▶ Written exercise
Reproduce all lines of the listing below in which the word "image" occurs.

▶ Data section
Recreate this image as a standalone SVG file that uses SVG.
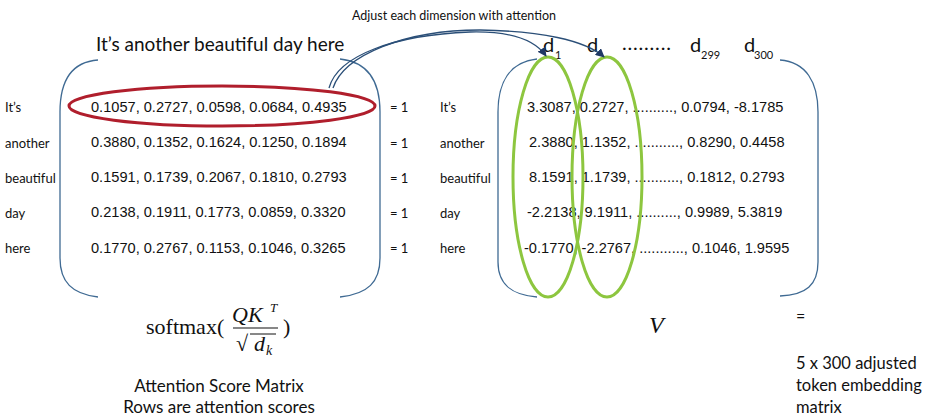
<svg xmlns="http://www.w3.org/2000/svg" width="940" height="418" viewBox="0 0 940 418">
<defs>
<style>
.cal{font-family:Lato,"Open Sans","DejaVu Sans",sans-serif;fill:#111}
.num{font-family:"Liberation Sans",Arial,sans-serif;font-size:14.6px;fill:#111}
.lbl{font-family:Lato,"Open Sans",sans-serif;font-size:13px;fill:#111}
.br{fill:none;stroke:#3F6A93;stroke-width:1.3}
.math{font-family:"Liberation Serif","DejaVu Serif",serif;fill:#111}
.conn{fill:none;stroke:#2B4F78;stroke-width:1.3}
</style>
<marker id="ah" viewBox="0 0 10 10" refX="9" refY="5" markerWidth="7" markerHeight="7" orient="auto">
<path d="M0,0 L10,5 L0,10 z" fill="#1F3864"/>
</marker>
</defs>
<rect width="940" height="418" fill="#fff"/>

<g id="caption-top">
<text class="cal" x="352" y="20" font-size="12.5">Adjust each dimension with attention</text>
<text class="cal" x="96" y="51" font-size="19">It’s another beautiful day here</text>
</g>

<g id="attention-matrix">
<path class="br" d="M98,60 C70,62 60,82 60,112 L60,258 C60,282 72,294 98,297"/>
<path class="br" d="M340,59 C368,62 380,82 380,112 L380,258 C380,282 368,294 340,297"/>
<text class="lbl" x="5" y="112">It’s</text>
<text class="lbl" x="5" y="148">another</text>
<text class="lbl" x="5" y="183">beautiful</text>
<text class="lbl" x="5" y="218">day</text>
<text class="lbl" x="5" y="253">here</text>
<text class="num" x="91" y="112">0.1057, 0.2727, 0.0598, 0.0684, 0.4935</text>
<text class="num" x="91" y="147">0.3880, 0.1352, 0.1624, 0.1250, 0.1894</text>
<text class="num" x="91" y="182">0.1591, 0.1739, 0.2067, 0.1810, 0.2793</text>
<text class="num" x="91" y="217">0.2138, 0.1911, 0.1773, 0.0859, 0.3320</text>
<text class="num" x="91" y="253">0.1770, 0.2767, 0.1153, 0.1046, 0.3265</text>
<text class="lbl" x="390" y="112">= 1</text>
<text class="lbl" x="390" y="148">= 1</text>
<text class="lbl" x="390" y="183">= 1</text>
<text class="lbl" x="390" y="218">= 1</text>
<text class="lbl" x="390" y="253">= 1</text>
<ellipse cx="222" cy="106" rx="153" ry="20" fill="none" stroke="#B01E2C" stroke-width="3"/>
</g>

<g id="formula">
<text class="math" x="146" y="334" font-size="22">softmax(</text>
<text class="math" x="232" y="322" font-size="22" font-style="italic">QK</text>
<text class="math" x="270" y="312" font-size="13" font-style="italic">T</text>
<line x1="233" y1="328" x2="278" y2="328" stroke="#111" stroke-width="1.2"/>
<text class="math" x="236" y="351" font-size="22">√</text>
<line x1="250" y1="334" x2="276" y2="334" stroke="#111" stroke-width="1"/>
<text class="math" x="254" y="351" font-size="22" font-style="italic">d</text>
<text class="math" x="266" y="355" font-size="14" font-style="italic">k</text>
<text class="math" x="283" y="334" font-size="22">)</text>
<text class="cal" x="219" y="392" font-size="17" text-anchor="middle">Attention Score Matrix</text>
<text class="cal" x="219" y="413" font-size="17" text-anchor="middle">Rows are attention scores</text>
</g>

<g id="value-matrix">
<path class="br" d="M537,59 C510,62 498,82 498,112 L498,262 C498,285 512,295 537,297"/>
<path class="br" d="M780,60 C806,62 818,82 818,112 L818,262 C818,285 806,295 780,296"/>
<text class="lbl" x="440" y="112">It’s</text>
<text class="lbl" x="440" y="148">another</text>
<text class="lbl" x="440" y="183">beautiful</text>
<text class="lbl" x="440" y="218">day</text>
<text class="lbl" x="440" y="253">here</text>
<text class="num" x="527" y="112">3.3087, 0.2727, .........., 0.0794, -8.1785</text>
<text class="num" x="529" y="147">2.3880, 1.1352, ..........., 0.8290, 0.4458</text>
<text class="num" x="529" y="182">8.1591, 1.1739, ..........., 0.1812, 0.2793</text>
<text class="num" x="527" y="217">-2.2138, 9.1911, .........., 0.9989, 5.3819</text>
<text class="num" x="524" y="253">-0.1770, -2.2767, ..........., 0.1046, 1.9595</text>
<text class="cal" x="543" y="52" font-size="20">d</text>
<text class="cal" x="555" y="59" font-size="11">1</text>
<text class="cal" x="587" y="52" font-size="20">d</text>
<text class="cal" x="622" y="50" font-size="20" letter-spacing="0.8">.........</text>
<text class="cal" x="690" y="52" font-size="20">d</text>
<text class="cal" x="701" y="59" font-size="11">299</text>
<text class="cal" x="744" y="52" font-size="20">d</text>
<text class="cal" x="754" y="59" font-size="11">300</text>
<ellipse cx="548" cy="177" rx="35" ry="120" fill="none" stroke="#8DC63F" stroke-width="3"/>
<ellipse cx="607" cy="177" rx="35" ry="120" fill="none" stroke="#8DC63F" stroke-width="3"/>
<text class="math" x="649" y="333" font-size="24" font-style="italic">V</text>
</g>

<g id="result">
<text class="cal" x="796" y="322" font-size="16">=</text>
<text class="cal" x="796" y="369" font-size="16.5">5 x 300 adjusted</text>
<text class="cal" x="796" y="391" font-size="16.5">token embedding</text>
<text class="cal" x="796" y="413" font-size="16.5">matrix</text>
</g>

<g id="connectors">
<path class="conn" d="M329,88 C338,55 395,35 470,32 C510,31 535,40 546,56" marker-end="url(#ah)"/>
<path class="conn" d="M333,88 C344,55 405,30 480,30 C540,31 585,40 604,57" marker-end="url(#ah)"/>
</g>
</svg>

* * *

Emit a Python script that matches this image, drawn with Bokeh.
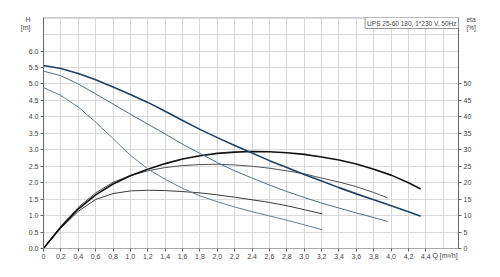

▶ Solution for this exercise
Recreate this image as a standalone SVG file that uses SVG.
Emit a Python script that matches this image, drawn with Bokeh.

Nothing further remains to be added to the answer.